COLLECTED MATERIAL >>
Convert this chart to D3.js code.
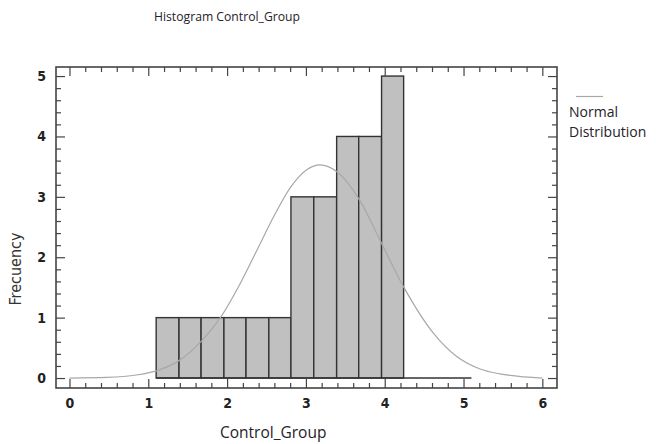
<!DOCTYPE html>
<html>
<head>
<meta charset="utf-8">
<script src="https://cdn.jsdelivr.net/npm/d3@7"></script>
<style>
  body { margin: 0; background: #fff; }
  .tick text { font-family: "Liberation Sans Narrow", "DejaVu Sans Condensed", sans-serif; font-stretch: condensed; font-weight: bold; font-size: 14px; fill: #222; }
  .lbl { font-family: "Open Sans", sans-serif; font-size: 15.5px; fill: #262228; }
</style>
</head>
<body>
<svg width="656" height="444"></svg>
<script>
// histogram bins
var binEdges = [1.10, 1.39, 1.67, 1.96, 2.24, 2.53, 2.81, 3.10, 3.39, 3.67, 3.96, 4.24, 4.53, 4.81, 5.10];
var counts = [1, 1, 1, 1, 1, 1, 3, 3, 4, 4, 5, 0, 0, 0];

// fitted normal curve
var curveX = [0.00, 0.47, 0.85, 1.15, 1.38, 1.68, 1.93, 2.16, 2.38, 2.59, 2.80, 3.01, 3.18, 3.39, 3.68, 3.96, 4.24, 4.62, 4.91, 5.21, 5.46, 6.00];
var curveY = [0.00, 0.01, 0.05, 0.14, 0.28, 0.62, 1.03, 1.55, 2.12, 2.67, 3.15, 3.45, 3.53, 3.42, 2.95, 2.23, 1.51, 0.74, 0.36, 0.15, 0.07, 0.00];

var xTicks = [0, 1, 2, 3, 4, 5, 6];
var yTicks = [0, 1, 2, 3, 4, 5];

function draw() {
    var svg = d3.select("svg");
    var mLeft = 56, mRight = 557, mTop = 67, mBottom = 388;

    var x = d3.scaleLinear().domain([-0.171, 6.186]).range([mLeft, mRight]);
    var y = d3.scaleLinear().domain([-0.165, 5.15]).range([mBottom, mTop]);

    var xMinor = d3.range(0, 6.01, 0.2).filter(v => Math.abs(v - Math.round(v)) > 0.01);
    var yMinor = d3.range(0, 5.01, 0.2).filter(v => Math.abs(v - Math.round(v)) > 0.01);

    // title
    svg.append("text").attr("class", "lbl")
       .attr("x", 227).attr("y", 21)
       .attr("text-anchor", "middle")
       .style("font-size", "12.2px")
       .text("Histogram Control_Group");

    // bars
    var bins = counts.map((c, i) => ({ x0: binEdges[i], x1: binEdges[i + 1], n: c }));
    svg.append("g").selectAll("rect")
       .data(bins.filter(d => d.n > 0))
       .enter().append("rect")
       .attr("x", d => x(d.x0))
       .attr("y", d => y(d.n))
       .attr("width", d => x(d.x1) - x(d.x0))
       .attr("height", d => y(0) - y(d.n))
       .attr("fill", "#c0c0c0")
       .attr("stroke", "#333")
       .attr("stroke-width", 1.4);

    svg.append("line")
       .attr("x1", x(binEdges[0])).attr("x2", x(binEdges[binEdges.length - 1]))
       .attr("y1", y(0)).attr("y2", y(0))
       .attr("stroke", "#333").attr("stroke-width", 1.4);

    // normal curve
    var line = d3.line()
       .x((d, i) => x(curveX[i]))
       .y(d => y(d))
       .curve(d3.curveMonotoneX);
    svg.append("path")
       .attr("d", line(curveY))
       .attr("fill", "none")
       .attr("stroke", "#a8a8a8")
       .attr("stroke-width", 1.2);

    // axes: inward ticks on all four sides
    function addAxis(axis, tx, ty) {
        var g = svg.append("g")
           .attr("transform", "translate(" + tx + "," + ty + ")")
           .call(axis);
        g.select(".domain").remove();
        g.selectAll(".tick line").attr("stroke", "#444").attr("stroke-width", 1.2);
        return g;
    }

    addAxis(d3.axisBottom(x).tickValues(xTicks).tickSize(-9).tickPadding(10).tickFormat(d3.format("d")), 0, mBottom);
    addAxis(d3.axisBottom(x).tickValues(xMinor).tickSize(-5).tickFormat(""), 0, mBottom);
    addAxis(d3.axisTop(x).tickValues(xTicks).tickSize(-9).tickFormat(""), 0, mTop);
    addAxis(d3.axisTop(x).tickValues(xMinor).tickSize(-5).tickFormat(""), 0, mTop);

    addAxis(d3.axisLeft(y).tickValues(yTicks).tickSize(-9).tickPadding(10).tickFormat(d3.format("d")), mLeft, 0);
    addAxis(d3.axisLeft(y).tickValues(yMinor).tickSize(-5).tickFormat(""), mLeft, 0);
    addAxis(d3.axisRight(y).tickValues(yTicks).tickSize(-9).tickFormat(""), mRight, 0);
    addAxis(d3.axisRight(y).tickValues(yMinor).tickSize(-5).tickFormat(""), mRight, 0);

    // frame
    svg.append("rect")
       .attr("x", mLeft).attr("y", mTop)
       .attr("width", mRight - mLeft).attr("height", mBottom - mTop)
       .attr("fill", "none")
       .attr("stroke", "#444")
       .attr("stroke-width", 1.6);

    // axis titles
    svg.append("text").attr("class", "lbl")
       .attr("x", 220).attr("y", 438)
       .text("Control_Group");

    svg.append("text")
       .attr("transform", "translate(21,269) rotate(-90)")
       .attr("text-anchor", "middle")
       .style("font-family", "'Liberation Sans Narrow', 'DejaVu Sans Condensed', sans-serif")
       .style("font-stretch", "condensed")
       .style("font-size", "16px")
       .attr("fill", "#333")
       .text("Frecuency");

    // legend
    svg.append("line")
       .attr("x1", 576).attr("x2", 603).attr("y1", 96.5).attr("y2", 96.5)
       .attr("stroke", "#a8a8a8").attr("stroke-width", 1.2);
    svg.append("text").attr("class", "lbl").style("font-size", "14px").attr("x", 569).attr("y", 117).text("Normal");
    svg.append("text").attr("class", "lbl").style("font-size", "14px").attr("x", 569).attr("y", 137).text("Distribution");
}
draw();
</script>
</body>
</html>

DIRECTIONS FOR THIS TASK >> Exactly restate the lines from the beginning of the data through the line with "var yMinor = d3.range(0, 5.01, 0.2).filter(v", and no others, keeping pictures out.

PROBLEM SOLUTION >>
Convert this chart to D3.js code.
<!DOCTYPE html>
<html>
<head>
<meta charset="utf-8">
<script src="https://cdn.jsdelivr.net/npm/d3@7"></script>
<style>
  body { margin: 0; background: #fff; }
  .tick text { font-family: "Liberation Sans Narrow", "DejaVu Sans Condensed", sans-serif; font-stretch: condensed; font-weight: bold; font-size: 14px; fill: #222; }
  .lbl { font-family: "Open Sans", sans-serif; font-size: 15.5px; fill: #262228; }
</style>
</head>
<body>
<svg width="656" height="444"></svg>
<script>
// histogram bins
var binEdges = [1.10, 1.39, 1.67, 1.96, 2.24, 2.53, 2.81, 3.10, 3.39, 3.67, 3.96, 4.24, 4.53, 4.81, 5.10];
var counts = [1, 1, 1, 1, 1, 1, 3, 3, 4, 4, 5, 0, 0, 0];

// fitted normal curve
var curveX = [0.00, 0.47, 0.85, 1.15, 1.38, 1.68, 1.93, 2.16, 2.38, 2.59, 2.80, 3.01, 3.18, 3.39, 3.68, 3.96, 4.24, 4.62, 4.91, 5.21, 5.46, 6.00];
var curveY = [0.00, 0.01, 0.05, 0.14, 0.28, 0.62, 1.03, 1.55, 2.12, 2.67, 3.15, 3.45, 3.53, 3.42, 2.95, 2.23, 1.51, 0.74, 0.36, 0.15, 0.07, 0.00];

var xTicks = [0, 1, 2, 3, 4, 5, 6];
var yTicks = [0, 1, 2, 3, 4, 5];

function draw() {
    var svg = d3.select("svg");
    var mLeft = 56, mRight = 557, mTop = 67, mBottom = 388;

    var x = d3.scaleLinear().domain([-0.171, 6.186]).range([mLeft, mRight]);
    var y = d3.scaleLinear().domain([-0.165, 5.15]).range([mBottom, mTop]);

    var xMinor = d3.range(0, 6.01, 0.2).filter(v => Math.abs(v - Math.round(v)) > 0.01);
    var yMinor = d3.range(0, 5.01, 0.2).filter(v => Math.abs(v - Math.round(v)) > 0.01);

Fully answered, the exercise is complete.